▶ MATERIAL
== == ==
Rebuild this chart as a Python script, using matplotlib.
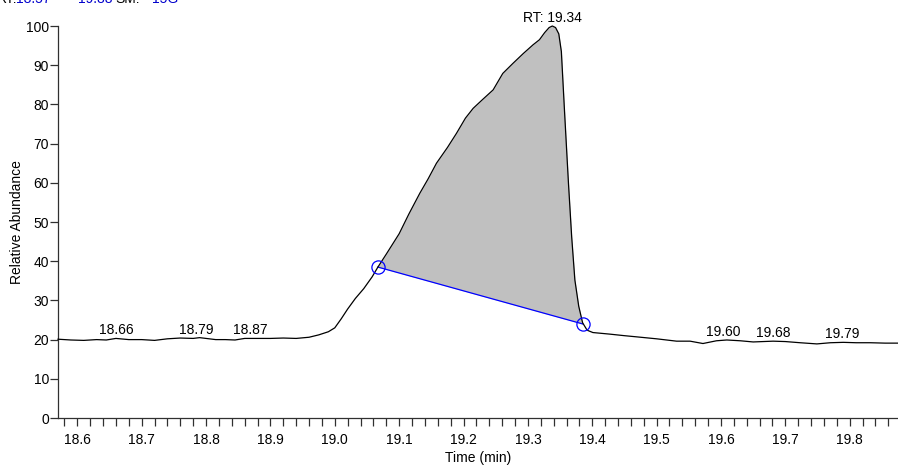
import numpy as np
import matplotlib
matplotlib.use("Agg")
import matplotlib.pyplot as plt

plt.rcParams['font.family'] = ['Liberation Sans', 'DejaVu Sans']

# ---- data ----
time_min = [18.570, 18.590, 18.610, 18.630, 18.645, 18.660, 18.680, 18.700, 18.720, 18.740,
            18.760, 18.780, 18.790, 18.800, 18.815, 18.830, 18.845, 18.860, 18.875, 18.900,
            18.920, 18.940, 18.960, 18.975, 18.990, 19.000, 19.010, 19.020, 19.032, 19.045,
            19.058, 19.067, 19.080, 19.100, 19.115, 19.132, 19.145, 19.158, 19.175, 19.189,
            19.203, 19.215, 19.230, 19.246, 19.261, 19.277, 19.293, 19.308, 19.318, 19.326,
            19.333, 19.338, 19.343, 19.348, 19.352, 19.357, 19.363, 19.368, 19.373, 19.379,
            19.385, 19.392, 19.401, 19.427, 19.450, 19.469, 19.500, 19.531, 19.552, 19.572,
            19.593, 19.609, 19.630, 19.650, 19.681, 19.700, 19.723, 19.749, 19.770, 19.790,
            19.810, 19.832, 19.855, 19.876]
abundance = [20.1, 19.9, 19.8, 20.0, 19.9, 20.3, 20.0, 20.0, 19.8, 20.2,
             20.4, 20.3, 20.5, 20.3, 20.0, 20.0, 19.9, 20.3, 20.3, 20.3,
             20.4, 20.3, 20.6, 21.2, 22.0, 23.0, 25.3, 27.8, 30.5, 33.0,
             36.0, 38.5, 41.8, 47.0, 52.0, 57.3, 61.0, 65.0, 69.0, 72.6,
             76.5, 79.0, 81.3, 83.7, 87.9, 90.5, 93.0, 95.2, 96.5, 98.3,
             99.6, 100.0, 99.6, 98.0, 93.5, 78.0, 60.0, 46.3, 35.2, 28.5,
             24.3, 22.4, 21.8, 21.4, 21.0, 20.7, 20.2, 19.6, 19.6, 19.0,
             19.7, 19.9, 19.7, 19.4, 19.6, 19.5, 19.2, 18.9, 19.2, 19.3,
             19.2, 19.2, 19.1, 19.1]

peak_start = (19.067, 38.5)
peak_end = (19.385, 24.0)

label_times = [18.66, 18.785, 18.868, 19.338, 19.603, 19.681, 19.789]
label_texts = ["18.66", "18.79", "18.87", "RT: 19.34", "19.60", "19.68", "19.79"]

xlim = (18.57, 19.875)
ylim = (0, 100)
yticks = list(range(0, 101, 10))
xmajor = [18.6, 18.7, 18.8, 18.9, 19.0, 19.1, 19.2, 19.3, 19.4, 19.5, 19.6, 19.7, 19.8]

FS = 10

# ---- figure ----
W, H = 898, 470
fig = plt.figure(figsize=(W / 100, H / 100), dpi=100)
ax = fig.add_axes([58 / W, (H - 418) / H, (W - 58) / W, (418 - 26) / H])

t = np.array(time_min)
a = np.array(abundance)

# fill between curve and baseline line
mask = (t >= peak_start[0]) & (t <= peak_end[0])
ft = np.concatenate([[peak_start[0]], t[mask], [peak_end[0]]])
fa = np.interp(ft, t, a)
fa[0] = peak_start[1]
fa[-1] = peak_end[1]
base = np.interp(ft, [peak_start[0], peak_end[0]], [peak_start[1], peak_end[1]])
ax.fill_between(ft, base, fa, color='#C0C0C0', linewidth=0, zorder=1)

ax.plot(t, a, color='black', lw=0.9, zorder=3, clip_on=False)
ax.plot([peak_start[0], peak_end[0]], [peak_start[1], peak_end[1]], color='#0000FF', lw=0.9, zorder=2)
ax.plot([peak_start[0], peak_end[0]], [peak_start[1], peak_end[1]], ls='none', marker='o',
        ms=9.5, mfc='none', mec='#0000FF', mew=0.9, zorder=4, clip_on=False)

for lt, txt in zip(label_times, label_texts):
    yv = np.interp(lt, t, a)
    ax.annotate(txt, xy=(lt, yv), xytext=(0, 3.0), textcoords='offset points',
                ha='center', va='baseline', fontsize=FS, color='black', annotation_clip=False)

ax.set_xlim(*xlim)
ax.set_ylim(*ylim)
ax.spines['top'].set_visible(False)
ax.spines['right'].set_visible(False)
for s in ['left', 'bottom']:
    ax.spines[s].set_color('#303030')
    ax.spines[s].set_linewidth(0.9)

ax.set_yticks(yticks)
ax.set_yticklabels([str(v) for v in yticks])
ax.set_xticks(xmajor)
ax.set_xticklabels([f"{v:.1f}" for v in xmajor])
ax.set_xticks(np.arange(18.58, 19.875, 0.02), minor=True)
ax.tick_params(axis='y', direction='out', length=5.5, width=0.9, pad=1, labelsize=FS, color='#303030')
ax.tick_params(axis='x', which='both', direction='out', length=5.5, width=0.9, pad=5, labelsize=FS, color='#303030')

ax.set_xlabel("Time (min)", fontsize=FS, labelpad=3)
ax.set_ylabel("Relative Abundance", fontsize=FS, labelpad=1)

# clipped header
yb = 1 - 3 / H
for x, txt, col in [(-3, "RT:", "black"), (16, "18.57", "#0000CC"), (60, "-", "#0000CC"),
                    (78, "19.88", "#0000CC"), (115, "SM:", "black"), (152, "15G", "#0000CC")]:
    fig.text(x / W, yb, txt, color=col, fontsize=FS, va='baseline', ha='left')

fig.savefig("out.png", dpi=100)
== == ==
▶ WHAT THE TASK REQUIRES
Restate exactly, please, only the lines between the start of the data and the line containing "peak_end = (19.385, 24.0)", both ends included, skipping the pictures.

▶ CORRECT RESULT
Rebuild this chart as a Python script, using matplotlib.
import numpy as np
import matplotlib
matplotlib.use("Agg")
import matplotlib.pyplot as plt

plt.rcParams['font.family'] = ['Liberation Sans', 'DejaVu Sans']

# ---- data ----
time_min = [18.570, 18.590, 18.610, 18.630, 18.645, 18.660, 18.680, 18.700, 18.720, 18.740,
            18.760, 18.780, 18.790, 18.800, 18.815, 18.830, 18.845, 18.860, 18.875, 18.900,
            18.920, 18.940, 18.960, 18.975, 18.990, 19.000, 19.010, 19.020, 19.032, 19.045,
            19.058, 19.067, 19.080, 19.100, 19.115, 19.132, 19.145, 19.158, 19.175, 19.189,
            19.203, 19.215, 19.230, 19.246, 19.261, 19.277, 19.293, 19.308, 19.318, 19.326,
            19.333, 19.338, 19.343, 19.348, 19.352, 19.357, 19.363, 19.368, 19.373, 19.379,
            19.385, 19.392, 19.401, 19.427, 19.450, 19.469, 19.500, 19.531, 19.552, 19.572,
            19.593, 19.609, 19.630, 19.650, 19.681, 19.700, 19.723, 19.749, 19.770, 19.790,
            19.810, 19.832, 19.855, 19.876]
abundance = [20.1, 19.9, 19.8, 20.0, 19.9, 20.3, 20.0, 20.0, 19.8, 20.2,
             20.4, 20.3, 20.5, 20.3, 20.0, 20.0, 19.9, 20.3, 20.3, 20.3,
             20.4, 20.3, 20.6, 21.2, 22.0, 23.0, 25.3, 27.8, 30.5, 33.0,
             36.0, 38.5, 41.8, 47.0, 52.0, 57.3, 61.0, 65.0, 69.0, 72.6,
             76.5, 79.0, 81.3, 83.7, 87.9, 90.5, 93.0, 95.2, 96.5, 98.3,
             99.6, 100.0, 99.6, 98.0, 93.5, 78.0, 60.0, 46.3, 35.2, 28.5,
             24.3, 22.4, 21.8, 21.4, 21.0, 20.7, 20.2, 19.6, 19.6, 19.0,
             19.7, 19.9, 19.7, 19.4, 19.6, 19.5, 19.2, 18.9, 19.2, 19.3,
             19.2, 19.2, 19.1, 19.1]

peak_start = (19.067, 38.5)
peak_end = (19.385, 24.0)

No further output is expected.